The Commodity Futures Trading Commission (CFTC) has also filed a civil lawsuit against him on similar grounds. Spagnuolo, an Italian citizen residing in Switzerland, had his charges unsealed on Wednesday. He was arrested in New York on Wednesday and appeared before a magistrate judge.

The judge released him on a $2.25 million bond, as confirmed by the U.S. Attorney’s Office for the Southern District of New York to CBS News. A Google spokesperson stated that Spagnuolo has been placed on leave and that the tech giant is cooperating with law enforcement.

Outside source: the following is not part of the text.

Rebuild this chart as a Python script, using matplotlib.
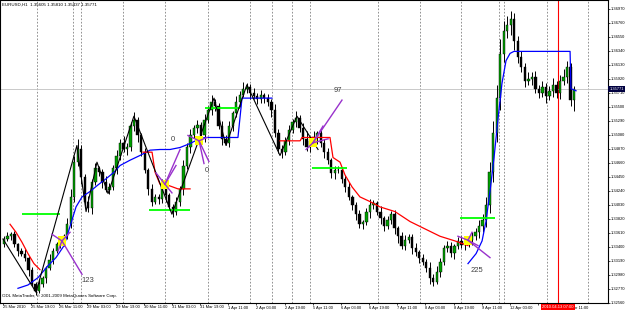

“The employee accessed our marketing material using a tool available to all employees, but using such confidential information to place bets is a serious breach of our policies,” the spokesperson said. Polymarket announced on X (formerly Twitter) that it had flagged the trader. A company spokesperson indicated that Polymarket worked closely with federal authorities, asserting that it is the only prediction platform to date whose cooperation has resulted in insider trading charges in the United States.

The charges against Spagnuolo come just one month after a U.S. special forces soldier was arrested. The soldier was accused of winning over $400,000 by betting on the raid to capture former Venezuelan leader Nicolás Maduro before the raid’s news was made public. The soldier has pleaded not guilty to the charges.

These cases have brought to light concerns regarding the potential for insider trading on prediction markets, which have seen a surge in popularity in recent years. Earlier this year, a data analyst shared with “60 Minutes” that he had observed other instances of Polymarket accounts accumulating millions by correctly predicting outcomes related to U.S. military operations. These predictions sometimes achieved an astonishingly high win rate.

Polymarket maintains that insider trading is prohibited on its platform. The company states that it actively monitors for misconduct and refers illegal activities to federal authorities. “Blockchain trading is transparent, traceable, and bad actors leave footprints,” a company spokesperson stated.